We pass small villages where the children play along the shore as women are washing the clothes along the river side. We see an occasional tourist boat making its way back downstream which is a good thing. The less people at the caves the better. The river is the life blood of the communities here. It is the main transport route, the source of water, the source of fish and the source of good soil to plant the crops.

It takes about an hour and a bit for us to reach the caves, easily recognizable by a fleet of tourist boats mored at a floating pier. It is a bit of a climb up to the cave, which is filled with thousands of little Buddha statues and of course a group of noisy French tourists.


Why is it that the presence of French tourists makes my neck hairs stand up? I notice that I rather be in the company of Germans than French, and that is an odd thing for a Dutchman. Funny how your view of people changes over time and distance. The French invasion takes the magic of the cave a bit away. But still it is an interesting site and it makes you wonder about the life of the monks whom came here to pray in days long gone.

After taking a few photos we head back again. Now our trip is down stream, so our little boat zips smoothly through the fast flowing waters. We head in to the sun which is slowly coming down to touch the hills surrounding us. Our next stop is kind of a tourist trap attraction. It is a small village along the riverside that shows the tourists, in this case us, how they make whiskey. Sort of a moonshine outfit you might say. The bottles of booze are complemented by the carcasses of creatures like snakes and scorpions. This is supposed to give the elixir some extra kick. Of course the main goal is to sell this curiosity to the tourists. But we did not feel for it too much. For one, the water which is used to make the whiskey comes directly from the muddy and questionable Mee Kong river. Second, the remains of poisonous insects or snakes stuffed into the bottles does not sound too appetizing to us.


Instead of buying the poison, we walked around the town a bit, but unfortunately the little village had been transformed in a market for silk scarfs and other souvenirs. We did get a glimpse of the village temple, which as always is shiny and the best maintained structure in the village. Back on our boat we slowly descend down the Mee Kong river.
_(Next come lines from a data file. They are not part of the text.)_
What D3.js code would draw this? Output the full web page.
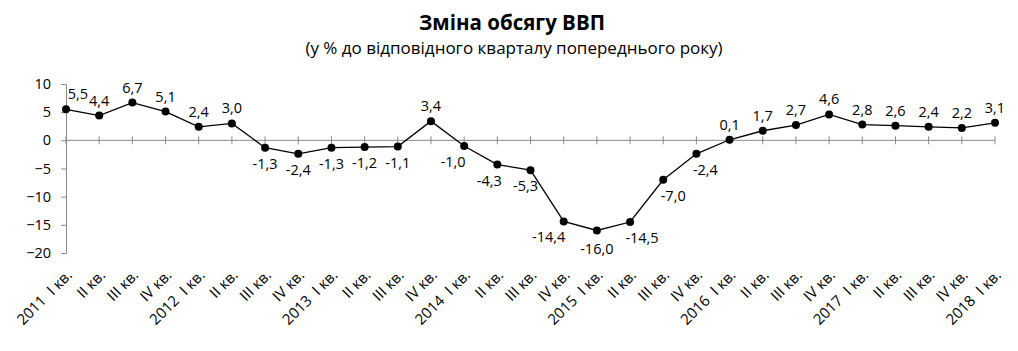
<!DOCTYPE html>
<html lang="uk">
<head>
<meta charset="UTF-8">
<script src="https://d3js.org/d3.v7.min.js"></script>
<style>
  body { margin: 0; background: #fff; }
  text { font-family: "Open Sans", sans-serif; fill: #000; }
  .cat { white-space: pre; }
</style>
</head>
<body>
<svg width="1018" height="351"></svg>
<script>
// quarters 2011 Q1 .. 2018 Q1
const quarters = ["2011  I кв.", "II кв.", "III кв.", "IV кв.",
  "2012  I кв.", "II кв.", "III кв.", "IV кв.",
  "2013  I кв.", "II кв.", "III кв.", "IV кв.",
  "2014  I кв.", "II кв.", "III кв.", "IV кв.",
  "2015  I кв.", "II кв.", "III кв.", "IV кв.",
  "2016  I кв.", "II кв.", "III кв.", "IV кв.",
  "2017  I кв.", "II кв.", "III кв.", "IV кв.",
  "2018  I кв."];
const gdpChange = [5.5, 4.4, 6.7, 5.1, 2.4, 3.0, -1.3, -2.4, -1.3, -1.2, -1.1, 3.4,
  -1.0, -4.3, -5.3, -14.4, -16.0, -14.5, -7.0, -2.4, 0.1, 1.7, 2.7, 4.6,
  2.8, 2.6, 2.4, 2.2, 3.1];
const yTicks = [10, 5, 0, -5, -10, -15, -20];

// small nudges [dx, dy] Excel applied to a few labels
const labelNudge = {0: [12, 0], 12: [-11, 0], 13: [-8, 0], 14: [-5, 0],
  15: [-15, 0], 16: [0, 3], 17: [12, 0], 18: [10, 0], 19: [9, 0]};

const svg = d3.select("svg");
const axisColor = "#898989";

const x = d3.scalePoint().domain(d3.range(quarters.length)).range([66, 995]);
const y = d3.scaleLinear().domain([-20, 10]).range([253, 84]);

// title
svg.append("text").attr("x", 512).attr("y", 30)
  .attr("text-anchor", "middle").attr("font-size", 20.5).attr("font-weight", "bold")
  .text("Зміна обсягу ВВП");
svg.append("text").attr("x", 514).attr("y", 54)
  .attr("text-anchor", "middle").attr("font-size", 17)
  .text("(у % до відповідного кварталу попереднього року)");

// y axis
const yAxis = svg.append("g").attr("transform", "translate(66,0)")
  .call(d3.axisLeft(y).tickValues(yTicks).tickSize(5).tickPadding(10));
yAxis.select(".domain").attr("stroke", axisColor);
yAxis.selectAll(".tick line").attr("stroke", axisColor);
yAxis.selectAll(".tick text").attr("font-size", 14.5).attr("font-family", "Open Sans, sans-serif");

// zero line with crossing tick marks
svg.append("line").attr("x1", x(0)).attr("x2", x(quarters.length - 1))
  .attr("y1", y(0)).attr("y2", y(0)).attr("stroke", axisColor);
svg.append("g").selectAll("line").data(d3.range(quarters.length)).join("line")
  .attr("x1", d => x(d)).attr("x2", d => x(d))
  .attr("y1", y(0) - 4).attr("y2", y(0) + 4).attr("stroke", axisColor);

// category labels
svg.append("g").selectAll("text").data(quarters).join("text")
  .attr("class", "cat")
  .attr("transform", (d, i) => `translate(${x(i) + 7},${276}) rotate(-45)`)
  .attr("text-anchor", "end").attr("font-size", 15)
  .text(d => d);

// line + markers
const line = d3.line().x((d, i) => x(i)).y(d => y(d));
svg.append("path").datum(gdpChange).attr("d", line)
  .attr("fill", "none").attr("stroke", "#000").attr("stroke-width", 1.3);
svg.append("g").selectAll("circle").data(gdpChange).join("circle")
  .attr("cx", (d, i) => x(i)).attr("cy", d => y(d)).attr("r", 4).attr("fill", "#000");

// value labels
const fmt = v => v.toFixed(1).replace(".", ",");
const nudge = i => labelNudge[i] || [0, 0];
svg.append("g").selectAll("text").data(gdpChange).join("text")
  .attr("x", (d, i) => x(i) + nudge(i)[0])
  .attr("y", (d, i) => (d >= 0 ? y(d) - 10 : y(d) + 21) + nudge(i)[1])
  .attr("text-anchor", "middle").attr("font-size", 14.5)
  .text(fmt);
</script>
</body>
</html>
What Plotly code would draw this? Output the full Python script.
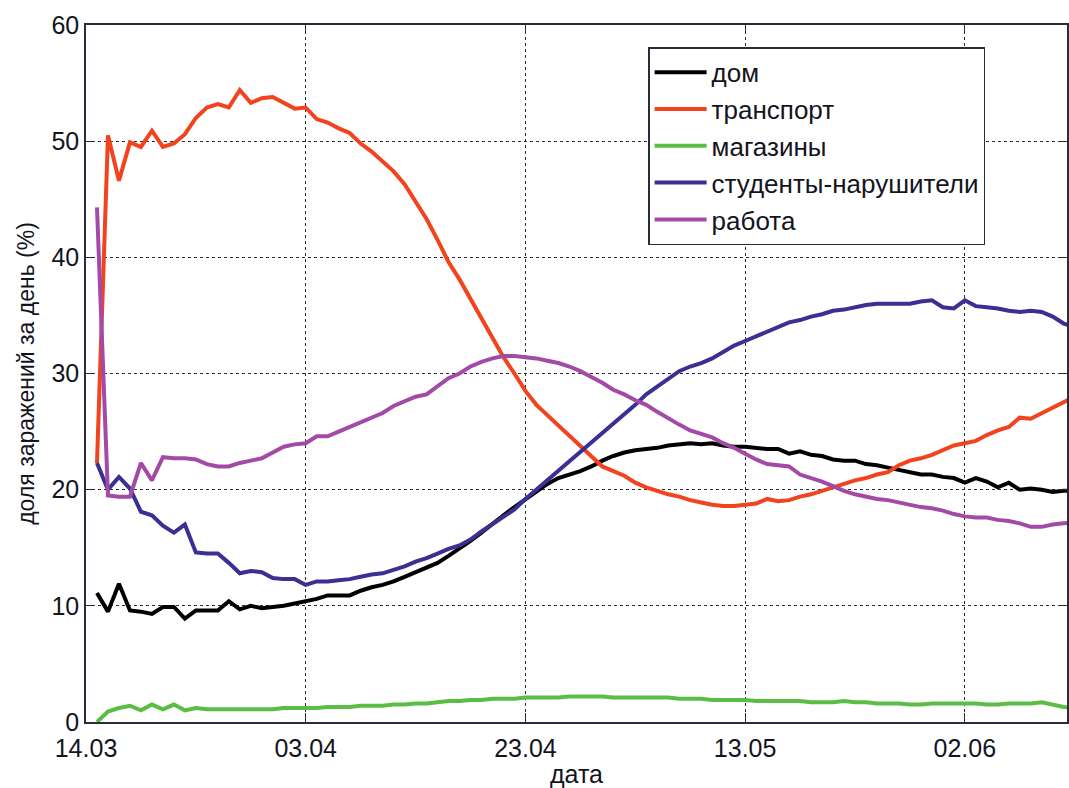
import pandas as pd
import plotly.graph_objects as go

# Daily share of infections by place (percent), starting 15.03
dates = pd.date_range("2020-03-15", periods=90, freq="D")

dom = [
    11.1, 9.5, 11.9, 9.6, 9.5, 9.3, 9.9, 9.9, 8.9, 9.6,
    9.6, 9.6, 10.4, 9.7, 10.0, 9.8, 9.9, 10.0, 10.2, 10.4,
    10.6, 10.9, 10.9, 10.9, 11.3, 11.6, 11.8, 12.1, 12.5, 12.9,
    13.3, 13.7, 14.3, 14.9, 15.6, 16.3, 17.1, 17.8, 18.5, 19.2,
    19.9, 20.5, 21.0, 21.3, 21.6, 22.0, 22.5, 22.9, 23.2, 23.4,
    23.5, 23.6, 23.8, 23.9, 24.0, 23.9, 24.0, 23.8, 23.7, 23.7,
    23.6, 23.5, 23.5, 23.1, 23.3, 23.0, 22.9, 22.6, 22.5, 22.5,
    22.2, 22.1, 21.9, 21.7, 21.5, 21.3, 21.3, 21.1, 21.0, 20.6,
    21.0, 20.7, 20.2, 20.6, 20.0, 20.1, 20.0, 19.8, 19.9, 19.9,
]

transport = [
    22.3, 50.5, 46.6, 49.9, 49.5, 50.9, 49.5, 49.8, 50.6, 52.0,
    52.9, 53.2, 52.9, 54.4, 53.3, 53.7, 53.8, 53.3, 52.8, 52.9,
    51.9, 51.6, 51.1, 50.7, 49.8, 49.1, 48.3, 47.4, 46.3, 44.8,
    43.3, 41.5, 39.6, 38.1, 36.4, 34.8, 33.0, 31.4, 30.0, 28.5,
    27.3, 26.4, 25.5, 24.7, 23.7, 22.8, 22.0, 21.6, 21.2, 20.6,
    20.2, 19.9, 19.6, 19.4, 19.1, 18.9, 18.7, 18.6, 18.6, 18.7,
    18.8, 19.2, 19.0, 19.1, 19.4, 19.6, 19.9, 20.2, 20.5, 20.8,
    21.0, 21.3, 21.5, 22.1, 22.5, 22.7, 23.0, 23.4, 23.8, 24.0,
    24.2, 24.7, 25.1, 25.4, 26.2, 26.1, 26.6, 27.1, 27.6, 28.0,
]

shops = [
    0.0, 0.9, 1.2, 1.4, 1.0, 1.5, 1.1, 1.5, 1.0, 1.2,
    1.1, 1.1, 1.1, 1.1, 1.1, 1.1, 1.1, 1.2, 1.2, 1.2,
    1.2, 1.3, 1.3, 1.3, 1.4, 1.4, 1.4, 1.5, 1.5, 1.6,
    1.6, 1.7, 1.8, 1.8, 1.9, 1.9, 2.0, 2.0, 2.0, 2.1,
    2.1, 2.1, 2.1, 2.2, 2.2, 2.2, 2.2, 2.1, 2.1, 2.1,
    2.1, 2.1, 2.1, 2.0, 2.0, 2.0, 1.9, 1.9, 1.9, 1.9,
    1.8, 1.8, 1.8, 1.8, 1.8, 1.7, 1.7, 1.7, 1.8, 1.7,
    1.7, 1.6, 1.6, 1.6, 1.5, 1.5, 1.6, 1.6, 1.6, 1.6,
    1.6, 1.5, 1.5, 1.6, 1.6, 1.6, 1.7, 1.5, 1.3, 1.2,
]

students = [
    22.3, 20.0, 21.1, 20.1, 18.1, 17.8, 16.9, 16.3, 17.0, 14.6,
    14.5, 14.5, 13.7, 12.8, 13.0, 12.9, 12.4, 12.3, 12.3, 11.8,
    12.1, 12.1, 12.2, 12.3, 12.5, 12.7, 12.8, 13.1, 13.4, 13.8,
    14.1, 14.5, 14.9, 15.2, 15.7, 16.4, 17.0, 17.6, 18.3, 19.2,
    20.0, 20.8, 21.6, 22.5, 23.3, 24.0, 24.8, 25.6, 26.5, 27.3,
    28.2, 28.9, 29.6, 30.2, 30.6, 30.9, 31.3, 31.9, 32.4, 32.8,
    33.2, 33.6, 34.0, 34.4, 34.6, 34.9, 35.1, 35.4, 35.5, 35.7,
    35.9, 36.0, 36.0, 36.0, 36.0, 36.2, 36.3, 35.7, 35.6, 36.3,
    35.8, 35.7, 35.6, 35.4, 35.3, 35.4, 35.3, 34.9, 34.3, 34.0,
]

work = [
    44.3, 19.5, 19.4, 19.4, 22.3, 20.8, 22.8, 22.7, 22.7, 22.6,
    22.2, 22.0, 22.0, 22.3, 22.5, 22.7, 23.2, 23.7, 23.9, 24.0,
    24.6, 24.6, 25.0, 25.4, 25.8, 26.2, 26.6, 27.2, 27.6, 28.0,
    28.2, 28.9, 29.6, 30.0, 30.6, 31.0, 31.3, 31.5, 31.5, 31.4,
    31.3, 31.1, 30.9, 30.6, 30.2, 29.7, 29.2, 28.6, 28.2, 27.7,
    27.3, 26.7, 26.1, 25.6, 25.1, 24.8, 24.5, 24.0, 23.6, 23.1,
    22.6, 22.2, 22.1, 22.0, 21.3, 21.0, 20.7, 20.3, 19.9, 19.6,
    19.4, 19.2, 19.1, 18.9, 18.7, 18.5, 18.4, 18.2, 17.9, 17.7,
    17.6, 17.6, 17.4, 17.3, 17.1, 16.8, 16.8, 17.0, 17.1, 17.2,
]

series = [
    ("дом", dom, "#000000"),
    ("транспорт", transport, "#F2431F"),
    ("магазины", shops, "#5CBD45"),
    ("студенты-нарушители", students, "#3A2F93"),
    ("работа", work, "#A24AA6"),
]

tick_dates = ["2020-03-14", "2020-04-03", "2020-04-23", "2020-05-13", "2020-06-02"]
tick_labels = ["14.03", "03.04", "23.04", "13.05", "02.06"]

FONT = "Liberation Sans, Arial, sans-serif"
INK = "#14141e"
GRID = "#2a2a38"

fig = go.Figure()
for name, values, color in series:
    fig.add_trace(go.Scatter(
        x=dates, y=values, mode="lines", name=name,
        line=dict(color=color, width=4),
    ))

axis_common = dict(
    showline=True, linecolor=GRID, linewidth=1.5,
    ticks="inside", ticklen=9, tickcolor=GRID, tickwidth=1,
    showgrid=True, gridcolor=GRID, gridwidth=1, griddash="3px,3px",
    zeroline=False,
    tickfont=dict(family=FONT, size=25, color=INK),
)

fig.update_xaxes(
    type="date",
    range=["2020-03-14", pd.Timestamp("2020-03-14") + pd.Timedelta(days=89.3)],
    tickvals=tick_dates, ticktext=tick_labels,
    mirror="ticks", ticklabelstandoff=3,
    title=dict(text="дата", font=dict(family=FONT, size=25, color=INK), standoff=2),
    **axis_common,
)
fig.update_yaxes(
    range=[0, 60], tickvals=[0, 10, 20, 30, 40, 50, 60],
    mirror="ticks",
    title=dict(text="доля заражений за день (%)", font=dict(family=FONT, size=23, color=INK), standoff=10),
    **axis_common,
)

fig.update_layout(
    width=1069, height=788,
    margin=dict(l=86, r=0, t=25, b=66),
    paper_bgcolor="white", plot_bgcolor="white",
    font=dict(family=FONT, color=INK),
    legend=dict(
        x=0.573, y=0.968, xanchor="left", yanchor="top",
        bgcolor="white", bordercolor=GRID, borderwidth=1.5,
        font=dict(family=FONT, size=26, color=INK),
        tracegroupgap=0, itemwidth=52,
    ),
)

fig.write_html("out.html")
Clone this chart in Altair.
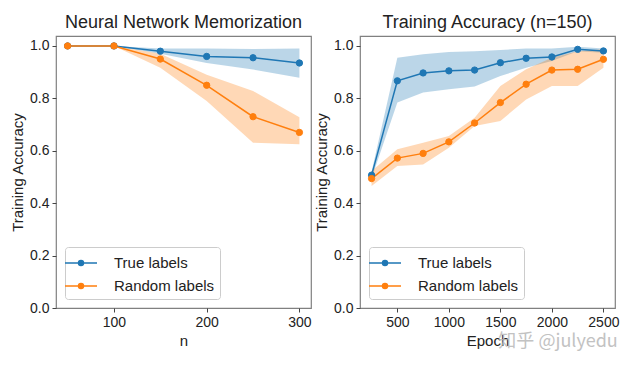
import altair as alt
import pandas as pd

SERIES = ["True labels", "Random labels"]
COLORS = ["#1f77b4", "#ff7f0e"]

# Left panel: memorization vs n
n_values = [50, 100, 150, 200, 250, 300]
mem_true = [1.0, 1.0, 0.98, 0.96, 0.955, 0.935]
mem_true_lo = [1.0, 1.0, 0.97, 0.935, 0.91, 0.879]
mem_true_hi = [1.0, 1.0, 0.99, 0.99, 0.988, 0.99]
mem_rand = [1.0, 1.0, 0.95, 0.85, 0.73, 0.67]
mem_rand_lo = [1.0, 1.0, 0.917, 0.79, 0.631, 0.625]
mem_rand_hi = [1.0, 1.0, 0.97, 0.89, 0.828, 0.728]

# Right panel: training accuracy vs epoch (n=150)
epochs = [250, 500, 750, 1000, 1250, 1500, 1750, 2000, 2250, 2500]
ep_true = [0.507, 0.867, 0.897, 0.905, 0.908, 0.936, 0.953, 0.958, 0.987, 0.981]
ep_true_lo = [0.495, 0.784, 0.822, 0.835, 0.845, 0.885, 0.917, 0.943, 0.98, 0.974]
ep_true_hi = [0.52, 0.955, 0.968, 0.977, 0.98, 0.985, 0.99, 0.99, 0.997, 0.99]
ep_rand = [0.494, 0.572, 0.59, 0.634, 0.706, 0.784, 0.854, 0.908, 0.911, 0.949]
ep_rand_lo = [0.466, 0.542, 0.548, 0.612, 0.695, 0.714, 0.796, 0.847, 0.847, 0.917]
ep_rand_hi = [0.523, 0.606, 0.631, 0.656, 0.726, 0.847, 0.911, 0.955, 0.98, 0.987]

left_ticks = [100, 200, 300]
right_ticks = [500, 1000, 1500, 2000, 2500]
y_ticks = [0.0, 0.2, 0.4, 0.6, 0.8, 1.0]

watermark = "知乎 @julyedu"

FONT = "Liberation Sans"
SYMBOL = "M -1.6 0 L 1.6 0 M 0.25 0 A 0.25 0.25 0 1 1 -0.25 0 A 0.25 0.25 0 1 1 0.25 0 Z"


def make_df(xs, t, tlo, thi, r, rlo, rhi):
    rows = []
    for i, x in enumerate(xs):
        rows.append({"x": x, "y": t[i], "lo": tlo[i], "hi": thi[i], "series": SERIES[0]})
        rows.append({"x": x, "y": r[i], "lo": rlo[i], "hi": rhi[i], "series": SERIES[1]})
    return pd.DataFrame(rows)


def panel(df, xdom, xticks, xtitle, title, wm=None):
    cs = alt.Scale(domain=SERIES, range=COLORS)
    leg = alt.Legend(
        title=None, orient="bottom-left", offset=9,
        symbolType=SYMBOL, symbolSize=400, symbolStrokeWidth=1.5,
        labelFont=FONT, labelFontSize=15, labelColor="#222222",
        fillColor="white", strokeColor="#cccccc", cornerRadius=3,
        padding=5, labelOffset=22, rowPadding=4,
    )
    xs = alt.Scale(domain=xdom, nice=False, zero=False)
    ys = alt.Scale(domain=[0, 1.038], nice=False)
    xax = alt.Axis(values=xticks, title=xtitle, format="d")
    yax = alt.Axis(values=y_ticks, format=".1f", title="Training Accuracy")
    base = alt.Chart(df)
    bands = []
    for s, c in zip(SERIES, COLORS):
        bands.append(
            base.transform_filter(alt.datum.series == s)
            .mark_area(color=c, fillOpacity=0.3, strokeWidth=0)
            .encode(
                x=alt.X("x:Q", scale=xs, axis=xax),
                y=alt.Y("lo:Q", scale=ys, axis=yax),
                y2="hi:Q",
            )
        )
    line = base.mark_line(strokeWidth=1.5).encode(
        x=alt.X("x:Q", scale=xs, axis=xax),
        y=alt.Y("y:Q", scale=ys, axis=yax),
        stroke=alt.Stroke("series:N", scale=cs, legend=leg),
        detail="series:N",
    )
    pts = base.mark_point(filled=True, size=40, opacity=1, strokeWidth=1).encode(
        x=alt.X("x:Q", scale=xs, axis=xax),
        y=alt.Y("y:Q", scale=ys, axis=yax),
        fill=alt.Fill("series:N", scale=cs, legend=leg),
        stroke=alt.Stroke("series:N", scale=cs, legend=leg),
    )
    layers = bands + [line, pts]
    if wm is not None:
        wdf = pd.DataFrame({"x": [wm[0]], "y": [wm[1]], "t": [wm[2]]})
        layers.append(
            alt.Chart(wdf).mark_text(
                font="Noto Sans CJK SC", fontSize=18, color="#b8b8b8", opacity=0.85
            ).encode(
                x=alt.X("x:Q", scale=xs, axis=xax),
                y=alt.Y("y:Q", scale=ys, axis=yax),
                text="t:N",
            )
        )
    return alt.layer(*layers).properties(
        width=255, height=272, title=title
    )


left_df = make_df(n_values, mem_true, mem_true_lo, mem_true_hi, mem_rand, mem_rand_lo, mem_rand_hi)
right_df = make_df(epochs, ep_true, ep_true_lo, ep_true_hi, ep_rand, ep_rand_lo, ep_rand_hi)

left = panel(left_df, [37.5, 312.5], left_ticks, "n", "Neural Network Memorization")
right = panel(right_df, [137.5, 2612.5], right_ticks, "Epoch", "Training Accuracy (n=150)",
              wm=(2060, -0.128, watermark))

chart = alt.hconcat(
    left, right, spacing=1, background="white",
    padding={"left": 1, "top": 5, "right": 5, "bottom": 5},
).resolve_scale(
    fill="independent", stroke="independent"
).resolve_legend(
    fill="independent", stroke="independent"
).configure_view(
    stroke="#808080", strokeWidth=1.2
).configure_axis(
    domain=False, grid=False, ticks=True, tickSize=4, tickColor="#444444",
    labelFont=FONT, labelFontSize=14, labelColor="#222222", labelPadding=3,
    titleFont=FONT, titleFontSize=15, titleFontWeight="normal", titleColor="#222222",
    titlePadding=4,
).configure_title(
    font=FONT, fontSize=18, fontWeight="normal", color="#222222", offset=4
)

chart.save("out.html", embed_options={"renderer": "svg", "actions": False})
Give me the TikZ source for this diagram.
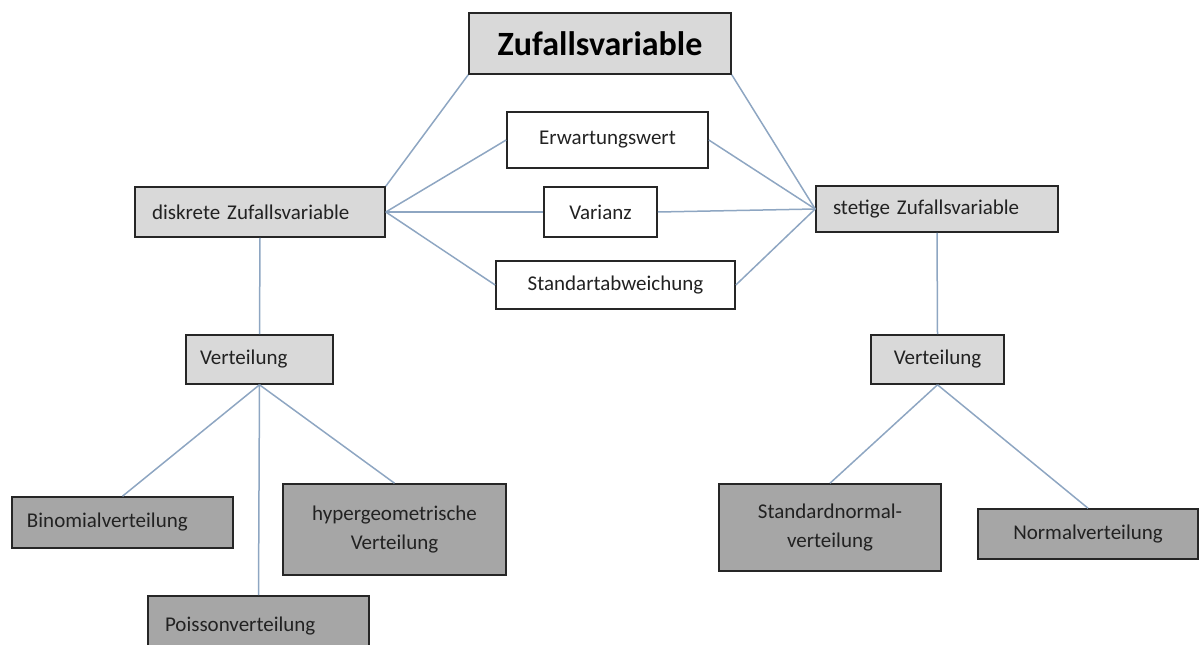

When we reach the town of Luang Prabang the sun is just starting to touch the top of the hills. We settle down at one of the few riverside restaurants and bars. Zipping on a happy hour Gin and Tonic in a bar owned by a Californian lady we see the same spectacular scene as yesterday. This place has such a serene and peaceful feel to it, you really are in a different world here.

And then there was dinner. There are plenty of choices on the main road of town. We picked a random spot along the street. The food was good and we had a nice table out by the street. We made it an early night as for tomorrow we have a busy day. First we watch the monks, then we head out to Elephant Village to play with big gray two ton puppies.